>>>
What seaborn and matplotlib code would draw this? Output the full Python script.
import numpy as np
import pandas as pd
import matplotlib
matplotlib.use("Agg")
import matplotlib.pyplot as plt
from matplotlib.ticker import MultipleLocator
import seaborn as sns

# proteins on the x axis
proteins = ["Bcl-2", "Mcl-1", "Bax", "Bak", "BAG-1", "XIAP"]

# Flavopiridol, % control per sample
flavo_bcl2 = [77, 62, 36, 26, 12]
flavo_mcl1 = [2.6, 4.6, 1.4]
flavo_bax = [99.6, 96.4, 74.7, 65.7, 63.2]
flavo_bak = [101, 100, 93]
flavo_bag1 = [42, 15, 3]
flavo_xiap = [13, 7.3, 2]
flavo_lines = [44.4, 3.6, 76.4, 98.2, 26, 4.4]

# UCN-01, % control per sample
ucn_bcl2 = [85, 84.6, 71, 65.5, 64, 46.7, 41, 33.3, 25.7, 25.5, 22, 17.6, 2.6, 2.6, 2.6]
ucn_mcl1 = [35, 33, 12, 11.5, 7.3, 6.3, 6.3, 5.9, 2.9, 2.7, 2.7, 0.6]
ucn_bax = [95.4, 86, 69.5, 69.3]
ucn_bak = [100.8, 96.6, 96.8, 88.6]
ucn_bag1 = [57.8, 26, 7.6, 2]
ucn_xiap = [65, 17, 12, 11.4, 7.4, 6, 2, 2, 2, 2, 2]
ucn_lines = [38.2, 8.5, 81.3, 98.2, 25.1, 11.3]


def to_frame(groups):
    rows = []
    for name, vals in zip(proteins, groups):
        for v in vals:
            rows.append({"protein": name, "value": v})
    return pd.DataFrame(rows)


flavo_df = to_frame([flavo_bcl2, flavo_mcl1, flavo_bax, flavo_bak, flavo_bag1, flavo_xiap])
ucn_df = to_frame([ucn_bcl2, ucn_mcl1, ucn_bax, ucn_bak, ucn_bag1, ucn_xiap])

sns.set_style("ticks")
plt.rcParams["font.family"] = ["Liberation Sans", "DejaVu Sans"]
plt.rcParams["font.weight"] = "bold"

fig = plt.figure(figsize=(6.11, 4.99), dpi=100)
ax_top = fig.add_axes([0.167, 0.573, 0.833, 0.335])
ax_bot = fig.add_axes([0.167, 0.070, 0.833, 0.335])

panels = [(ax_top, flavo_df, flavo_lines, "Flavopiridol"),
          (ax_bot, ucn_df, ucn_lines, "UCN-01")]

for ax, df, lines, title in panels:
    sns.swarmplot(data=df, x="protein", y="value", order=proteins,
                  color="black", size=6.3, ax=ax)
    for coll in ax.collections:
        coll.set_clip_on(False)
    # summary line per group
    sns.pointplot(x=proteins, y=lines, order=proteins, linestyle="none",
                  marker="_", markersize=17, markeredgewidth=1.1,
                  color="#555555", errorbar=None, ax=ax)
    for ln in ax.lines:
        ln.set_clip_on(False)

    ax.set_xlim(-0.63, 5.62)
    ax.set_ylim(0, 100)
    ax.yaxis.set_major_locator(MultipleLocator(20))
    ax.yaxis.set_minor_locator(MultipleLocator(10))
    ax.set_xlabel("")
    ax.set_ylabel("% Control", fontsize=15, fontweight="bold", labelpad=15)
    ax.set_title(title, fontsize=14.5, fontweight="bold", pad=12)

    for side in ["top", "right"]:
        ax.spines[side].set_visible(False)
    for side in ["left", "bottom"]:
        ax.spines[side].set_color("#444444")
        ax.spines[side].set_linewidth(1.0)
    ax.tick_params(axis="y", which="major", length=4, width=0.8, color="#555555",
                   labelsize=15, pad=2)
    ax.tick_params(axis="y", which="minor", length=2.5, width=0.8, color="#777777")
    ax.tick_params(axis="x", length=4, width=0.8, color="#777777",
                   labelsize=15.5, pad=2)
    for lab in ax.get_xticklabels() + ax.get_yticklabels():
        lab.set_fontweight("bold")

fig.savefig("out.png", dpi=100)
<<<
Directions
Return all of the data word for word.

Task output
What seaborn and matplotlib code would draw this? Output the full Python script.
import numpy as np
import pandas as pd
import matplotlib
matplotlib.use("Agg")
import matplotlib.pyplot as plt
from matplotlib.ticker import MultipleLocator
import seaborn as sns

# proteins on the x axis
proteins = ["Bcl-2", "Mcl-1", "Bax", "Bak", "BAG-1", "XIAP"]

# Flavopiridol, % control per sample
flavo_bcl2 = [77, 62, 36, 26, 12]
flavo_mcl1 = [2.6, 4.6, 1.4]
flavo_bax = [99.6, 96.4, 74.7, 65.7, 63.2]
flavo_bak = [101, 100, 93]
flavo_bag1 = [42, 15, 3]
flavo_xiap = [13, 7.3, 2]
flavo_lines = [44.4, 3.6, 76.4, 98.2, 26, 4.4]

# UCN-01, % control per sample
ucn_bcl2 = [85, 84.6, 71, 65.5, 64, 46.7, 41, 33.3, 25.7, 25.5, 22, 17.6, 2.6, 2.6, 2.6]
ucn_mcl1 = [35, 33, 12, 11.5, 7.3, 6.3, 6.3, 5.9, 2.9, 2.7, 2.7, 0.6]
ucn_bax = [95.4, 86, 69.5, 69.3]
ucn_bak = [100.8, 96.6, 96.8, 88.6]
ucn_bag1 = [57.8, 26, 7.6, 2]
ucn_xiap = [65, 17, 12, 11.4, 7.4, 6, 2, 2, 2, 2, 2]
ucn_lines = [38.2, 8.5, 81.3, 98.2, 25.1, 11.3]


def to_frame(groups):
    rows = []
    for name, vals in zip(proteins, groups):
        for v in vals:
            rows.append({"protein": name, "value": v})
    return pd.DataFrame(rows)


flavo_df = to_frame([flavo_bcl2, flavo_mcl1, flavo_bax, flavo_bak, flavo_bag1, flavo_xiap])
ucn_df = to_frame([ucn_bcl2, ucn_mcl1, ucn_bax, ucn_bak, ucn_bag1, ucn_xiap])

sns.set_style("ticks")
plt.rcParams["font.family"] = ["Liberation Sans", "DejaVu Sans"]
plt.rcParams["font.weight"] = "bold"

fig = plt.figure(figsize=(6.11, 4.99), dpi=100)
ax_top = fig.add_axes([0.167, 0.573, 0.833, 0.335])
ax_bot = fig.add_axes([0.167, 0.070, 0.833, 0.335])

panels = [(ax_top, flavo_df, flavo_lines, "Flavopiridol"),
          (ax_bot, ucn_df, ucn_lines, "UCN-01")]

for ax, df, lines, title in panels:
    sns.swarmplot(data=df, x="protein", y="value", order=proteins,
                  color="black", size=6.3, ax=ax)
    for coll in ax.collections:
        coll.set_clip_on(False)
    # summary line per group
    sns.pointplot(x=proteins, y=lines, order=proteins, linestyle="none",
                  marker="_", markersize=17, markeredgewidth=1.1,
                  color="#555555", errorbar=None, ax=ax)
    for ln in ax.lines:
        ln.set_clip_on(False)

    ax.set_xlim(-0.63, 5.62)
    ax.set_ylim(0, 100)
    ax.yaxis.set_major_locator(MultipleLocator(20))
    ax.yaxis.set_minor_locator(MultipleLocator(10))
    ax.set_xlabel("")
    ax.set_ylabel("% Control", fontsize=15, fontweight="bold", labelpad=15)
    ax.set_title(title, fontsize=14.5, fontweight="bold", pad=12)

    for side in ["top", "right"]:
        ax.spines[side].set_visible(False)
    for side in ["left", "bottom"]:
        ax.spines[side].set_color("#444444")
        ax.spines[side].set_linewidth(1.0)
    ax.tick_params(axis="y", which="major", length=4, width=0.8, color="#555555",
                   labelsize=15, pad=2)
    ax.tick_params(axis="y", which="minor", length=2.5, width=0.8, color="#777777")
    ax.tick_params(axis="x", length=4, width=0.8, color="#777777",
                   labelsize=15.5, pad=2)
    for lab in ax.get_xticklabels() + ax.get_yticklabels():
        lab.set_fontweight("bold")

fig.savefig("out.png", dpi=100)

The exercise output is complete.